■ **Goal**
Restate the full listing word for word and leave the pictures out.

═══ Task inputs

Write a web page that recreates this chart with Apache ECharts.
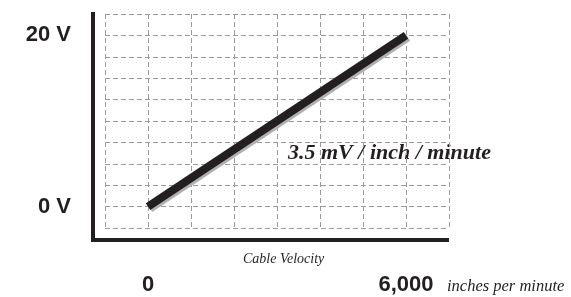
<!DOCTYPE html>
<html>
<head>
<meta charset="utf-8">
<script src="https://cdn.jsdelivr.net/npm/echarts@6/dist/echarts.min.js"></script>
<style>
  html, body { margin: 0; padding: 0; background: #fff; }
  #chart { width: 571px; height: 297px; }
</style>
</head>
<body>
<div id="chart"></div>
<script>
// cable velocity (inches per minute) vs output voltage
var velocity = [0, 6000];
var volts = [0, 20];
var xTicks = [0, 6000];
var xTickLabels = ['0', '6,000'];
var yTicks = [0, 20];
var yTickLabels = ['0 V', '20 V'];

var ink = '#231f20';
var sans = '"Liberation Sans", Arial, sans-serif';
var serif = '"Liberation Serif", "Times New Roman", serif';

var myChart = echarts.init(document.getElementById('chart'));

var option = {
    animation: false,
    grid: [
        // dashed area holding the line
        { left: 105, right: 122, top: 14, bottom: 69, outerBoundsMode: 'none', containLabel: false },
        // the black L shaped frame
        { left: 93, right: 124, top: 14, bottom: 57, outerBoundsMode: 'none', containLabel: false }
    ],
    xAxis: [
        {
            type: 'value', gridIndex: 0,
            min: -1000, max: 7000, interval: 1000,
            axisLine: { show: false },
            axisTick: { show: false },
            axisLabel: {
                margin: 46,
                color: ink,
                fontFamily: sans,
                fontWeight: 'bold',
                fontSize: 22,
                formatter: function (v) {
                    var i = xTicks.indexOf(v);
                    return i < 0 ? '' : xTickLabels[i];
                }
            },
            splitLine: { show: true, lineStyle: { color: '#9a9a9a', width: 1, type: [5, 3] } }
        },
        {
            type: 'value', gridIndex: 1, min: 0, max: 1,
            axisLine: { show: true, onZero: false, lineStyle: { color: ink, width: 4, cap: 'square' } },
            axisTick: { show: false }, axisLabel: { show: false }, splitLine: { show: false }
        }
    ],
    yAxis: [
        {
            type: 'value', gridIndex: 0,
            min: -2.5, max: 22.5, interval: 2.5,
            axisLine: { show: false },
            axisTick: { show: false },
            axisLabel: {
                margin: 34,
                color: ink,
                fontFamily: sans,
                fontWeight: 'bold',
                fontSize: 22,
                formatter: function (v) {
                    var i = yTicks.indexOf(v);
                    return i < 0 ? '' : yTickLabels[i];
                }
            },
            splitLine: { show: true, lineStyle: { color: '#9a9a9a', width: 1, type: [5, 3] } }
        },
        {
            type: 'value', gridIndex: 1, min: 0, max: 1,
            axisLine: { show: true, onZero: false, lineStyle: { color: ink, width: 4, cap: 'square' } },
            axisTick: { show: false }, axisLabel: { show: false }, splitLine: { show: false }
        }
    ],
    graphic: [
        {
            type: 'text', left: 243, top: 252,
            style: { text: 'Cable Velocity', fill: ink, font: 'italic 14px ' + serif }
        },
        {
            type: 'text', left: 447, top: 278,
            style: { text: 'inches per minute', fill: ink, font: 'italic 16.5px ' + serif }
        },
        {
            type: 'text', left: 288, top: 142,
            style: { text: '3.5 mV / inch / minute', fill: ink, font: 'italic bold 22px ' + serif }
        }
    ],
    series: [
        {
            type: 'line',
            xAxisIndex: 0, yAxisIndex: 0,
            data: velocity.map(function (v, i) { return [v, volts[i]]; }),
            showSymbol: false,
            symbol: 'none',
            lineStyle: {
                color: ink, width: 8, cap: 'butt',
                shadowColor: '#b0b0b0', shadowBlur: 0, shadowOffsetX: 2, shadowOffsetY: 2
            }
        }
    ]
};

myChart.setOption(option);
</script>
</body>
</html>
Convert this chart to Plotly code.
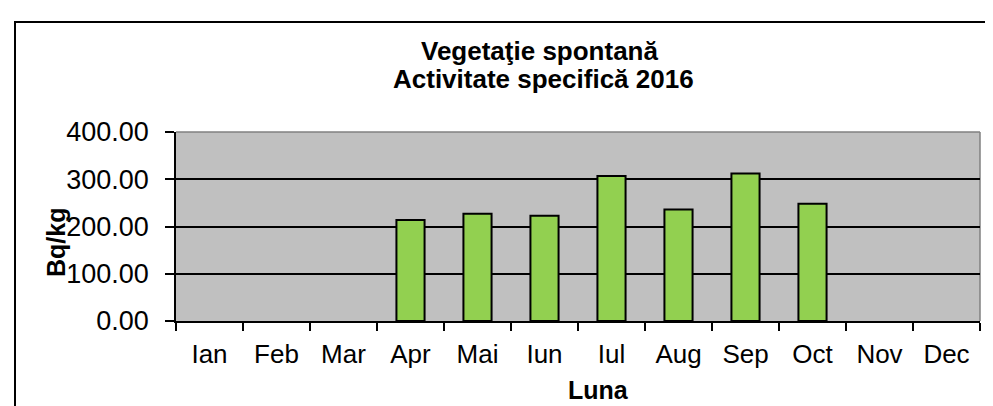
import plotly.graph_objects as go

months = ["Ian", "Feb", "Mar", "Apr", "Mai", "Iun", "Iul", "Aug", "Sep", "Oct", "Nov", "Dec"]
values = [None, None, None, 214, 227, 223, 307, 236, 312, 248, None, None]
y_ticks = [0, 100, 200, 300, 400]
y_tick_labels = ["0.00", "100.00", "200.00", "300.00", "400.00"]
title_line1 = "Vegetaţie spontană"
title_line2 = "Activitate specifică 2016"
x_title = "Luna"
y_title = "Bq/kg"

W, H = 993, 406
L, R, T, B = 168, 21, 124, 93
pw = W - L - R
ph = H - T - B

def px(x):
    return (x - L) / pw

def py(y):
    return (H - B - y) / ph

FONT = "Liberation Sans, Arial, sans-serif"

fig = go.Figure()
fig.add_trace(go.Bar(
    x=months, y=values, width=0.42,
    marker=dict(color="#92D050", line=dict(color="black", width=2)),
    showlegend=False,
))

fig.update_layout(
    width=W, height=H,
    margin=dict(l=L, r=R, t=T, b=B, pad=0),
    paper_bgcolor="white",
    plot_bgcolor="#C0C0C0",
    font=dict(family=FONT, color="black", size=26),
    xaxis=dict(
        type="category", categoryorder="array", categoryarray=months,
        range=[-0.5, 11.5], tickson="boundaries", ticks="outside", ticklen=8,
        tickwidth=1.5, tickcolor="black", showline=True, linecolor="black",
        linewidth=2, showgrid=False, tickfont=dict(size=26, family=FONT),
        ticklabelstandoff=9, fixedrange=True,
    ),
    yaxis=dict(
        range=[0, 400], tickvals=y_ticks, ticktext=y_tick_labels,
        ticks="outside", ticklen=9, tickwidth=1.5, tickcolor="black",
        showline=True, linecolor="black", linewidth=1.5,
        showgrid=True, gridcolor="black", gridwidth=2, zeroline=False,
        tickfont=dict(size=27, family=FONT), ticklabelstandoff=11,
    ),
    shapes=[
        dict(type="line", xref="paper", yref="paper", x0=0, x1=1, y0=1, y1=1,
             line=dict(color="#808080", width=1.5), layer="above"),
        dict(type="line", xref="paper", yref="paper", x0=1, x1=1, y0=0, y1=1,
             line=dict(color="#808080", width=1.5), layer="below"),
        dict(type="rect", xref="paper", yref="paper",
             x0=px(7), x1=px(990), y0=py(420), y1=py(14),
             line=dict(color="black", width=2), fillcolor="rgba(0,0,0,0)"),
    ],
    annotations=[
        dict(text=f"<b>{title_line1}</b>", xref="paper", yref="paper",
             x=px(531), y=py(43), xanchor="center", yanchor="middle",
             showarrow=False, font=dict(size=26, family=FONT)),
        dict(text=f"<b>{title_line2}</b>", xref="paper", yref="paper",
             x=px(535), y=py(71), xanchor="center", yanchor="middle",
             showarrow=False, font=dict(size=26, family=FONT)),
        dict(text=f"<b>{x_title}</b>", xref="paper", yref="paper",
             x=px(590), y=py(382), xanchor="center", yanchor="middle",
             showarrow=False, font=dict(size=25, family=FONT)),
        dict(text=f"<b>{y_title}</b>", xref="paper", yref="paper",
             x=px(48), y=py(235), xanchor="center", yanchor="middle",
             textangle=-90, showarrow=False, font=dict(size=25, family=FONT)),
    ],
)

fig.write_html("out.html")
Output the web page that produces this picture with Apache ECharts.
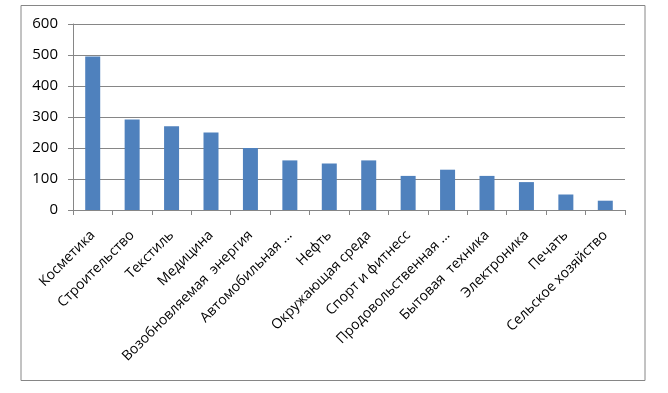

══════

■ **Response**
Write a web page that recreates this chart with Apache ECharts.
<!DOCTYPE html>
<html>
<head>
<meta charset="utf-8">
<script src="https://cdn.jsdelivr.net/npm/echarts@6/dist/echarts.min.js"></script>
<style>
  html, body { margin: 0; padding: 0; background: #fff; }
  #chart { width: 571px; height: 297px; }
</style>
</head>
<body>
<div id="chart"></div>
<script>
// cable velocity (inches per minute) vs output voltage
var velocity = [0, 6000];
var volts = [0, 20];
var xTicks = [0, 6000];
var xTickLabels = ['0', '6,000'];
var yTicks = [0, 20];
var yTickLabels = ['0 V', '20 V'];

var ink = '#231f20';
var sans = '"Liberation Sans", Arial, sans-serif';
var serif = '"Liberation Serif", "Times New Roman", serif';

var myChart = echarts.init(document.getElementById('chart'));

var option = {
    animation: false,
    grid: [
        // dashed area holding the line
        { left: 105, right: 122, top: 14, bottom: 69, outerBoundsMode: 'none', containLabel: false },
        // the black L shaped frame
        { left: 93, right: 124, top: 14, bottom: 57, outerBoundsMode: 'none', containLabel: false }
    ],
    xAxis: [
        {
            type: 'value', gridIndex: 0,
            min: -1000, max: 7000, interval: 1000,
            axisLine: { show: false },
            axisTick: { show: false },
            axisLabel: {
                margin: 46,
                color: ink,
                fontFamily: sans,
                fontWeight: 'bold',
                fontSize: 22,
                formatter: function (v) {
                    var i = xTicks.indexOf(v);
                    return i < 0 ? '' : xTickLabels[i];
                }
            },
            splitLine: { show: true, lineStyle: { color: '#9a9a9a', width: 1, type: [5, 3] } }
        },
        {
            type: 'value', gridIndex: 1, min: 0, max: 1,
            axisLine: { show: true, onZero: false, lineStyle: { color: ink, width: 4, cap: 'square' } },
            axisTick: { show: false }, axisLabel: { show: false }, splitLine: { show: false }
        }
    ],
    yAxis: [
        {
            type: 'value', gridIndex: 0,
            min: -2.5, max: 22.5, interval: 2.5,
            axisLine: { show: false },
            axisTick: { show: false },
            axisLabel: {
                margin: 34,
                color: ink,
                fontFamily: sans,
                fontWeight: 'bold',
                fontSize: 22,
                formatter: function (v) {
                    var i = yTicks.indexOf(v);
                    return i < 0 ? '' : yTickLabels[i];
                }
            },
            splitLine: { show: true, lineStyle: { color: '#9a9a9a', width: 1, type: [5, 3] } }
        },
        {
            type: 'value', gridIndex: 1, min: 0, max: 1,
            axisLine: { show: true, onZero: false, lineStyle: { color: ink, width: 4, cap: 'square' } },
            axisTick: { show: false }, axisLabel: { show: false }, splitLine: { show: false }
        }
    ],
    graphic: [
        {
            type: 'text', left: 243, top: 252,
            style: { text: 'Cable Velocity', fill: ink, font: 'italic 14px ' + serif }
        },
        {
            type: 'text', left: 447, top: 278,
            style: { text: 'inches per minute', fill: ink, font: 'italic 16.5px ' + serif }
        },
        {
            type: 'text', left: 288, top: 142,
            style: { text: '3.5 mV / inch / minute', fill: ink, font: 'italic bold 22px ' + serif }
        }
    ],
    series: [
        {
            type: 'line',
            xAxisIndex: 0, yAxisIndex: 0,
            data: velocity.map(function (v, i) { return [v, volts[i]]; }),
            showSymbol: false,
            symbol: 'none',
            lineStyle: {
                color: ink, width: 8, cap: 'butt',
                shadowColor: '#b0b0b0', shadowBlur: 0, shadowOffsetX: 2, shadowOffsetY: 2
            }
        }
    ]
};

myChart.setOption(option);
</script>
</body>
</html>
Convert this chart to Plotly code.
import plotly.graph_objects as go

months = ["Ian", "Feb", "Mar", "Apr", "Mai", "Iun", "Iul", "Aug", "Sep", "Oct", "Nov", "Dec"]
values = [None, None, None, 214, 227, 223, 307, 236, 312, 248, None, None]
y_ticks = [0, 100, 200, 300, 400]
y_tick_labels = ["0.00", "100.00", "200.00", "300.00", "400.00"]
title_line1 = "Vegetaţie spontană"
title_line2 = "Activitate specifică 2016"
x_title = "Luna"
y_title = "Bq/kg"

W, H = 993, 406
L, R, T, B = 168, 21, 124, 93
pw = W - L - R
ph = H - T - B

def px(x):
    return (x - L) / pw

def py(y):
    return (H - B - y) / ph

FONT = "Liberation Sans, Arial, sans-serif"

fig = go.Figure()
fig.add_trace(go.Bar(
    x=months, y=values, width=0.42,
    marker=dict(color="#92D050", line=dict(color="black", width=2)),
    showlegend=False,
))

fig.update_layout(
    width=W, height=H,
    margin=dict(l=L, r=R, t=T, b=B, pad=0),
    paper_bgcolor="white",
    plot_bgcolor="#C0C0C0",
    font=dict(family=FONT, color="black", size=26),
    xaxis=dict(
        type="category", categoryorder="array", categoryarray=months,
        range=[-0.5, 11.5], tickson="boundaries", ticks="outside", ticklen=8,
        tickwidth=1.5, tickcolor="black", showline=True, linecolor="black",
        linewidth=2, showgrid=False, tickfont=dict(size=26, family=FONT),
        ticklabelstandoff=9, fixedrange=True,
    ),
    yaxis=dict(
        range=[0, 400], tickvals=y_ticks, ticktext=y_tick_labels,
        ticks="outside", ticklen=9, tickwidth=1.5, tickcolor="black",
        showline=True, linecolor="black", linewidth=1.5,
        showgrid=True, gridcolor="black", gridwidth=2, zeroline=False,
        tickfont=dict(size=27, family=FONT), ticklabelstandoff=11,
    ),
    shapes=[
        dict(type="line", xref="paper", yref="paper", x0=0, x1=1, y0=1, y1=1,
             line=dict(color="#808080", width=1.5), layer="above"),
        dict(type="line", xref="paper", yref="paper", x0=1, x1=1, y0=0, y1=1,
             line=dict(color="#808080", width=1.5), layer="below"),
        dict(type="rect", xref="paper", yref="paper",
             x0=px(7), x1=px(990), y0=py(420), y1=py(14),
             line=dict(color="black", width=2), fillcolor="rgba(0,0,0,0)"),
    ],
    annotations=[
        dict(text=f"<b>{title_line1}</b>", xref="paper", yref="paper",
             x=px(531), y=py(43), xanchor="center", yanchor="middle",
             showarrow=False, font=dict(size=26, family=FONT)),
        dict(text=f"<b>{title_line2}</b>", xref="paper", yref="paper",
             x=px(535), y=py(71), xanchor="center", yanchor="middle",
             showarrow=False, font=dict(size=26, family=FONT)),
        dict(text=f"<b>{x_title}</b>", xref="paper", yref="paper",
             x=px(590), y=py(382), xanchor="center", yanchor="middle",
             showarrow=False, font=dict(size=25, family=FONT)),
        dict(text=f"<b>{y_title}</b>", xref="paper", yref="paper",
             x=px(48), y=py(235), xanchor="center", yanchor="middle",
             textangle=-90, showarrow=False, font=dict(size=25, family=FONT)),
    ],
)

fig.write_html("out.html")
Output the web page that produces this picture with Apache ECharts.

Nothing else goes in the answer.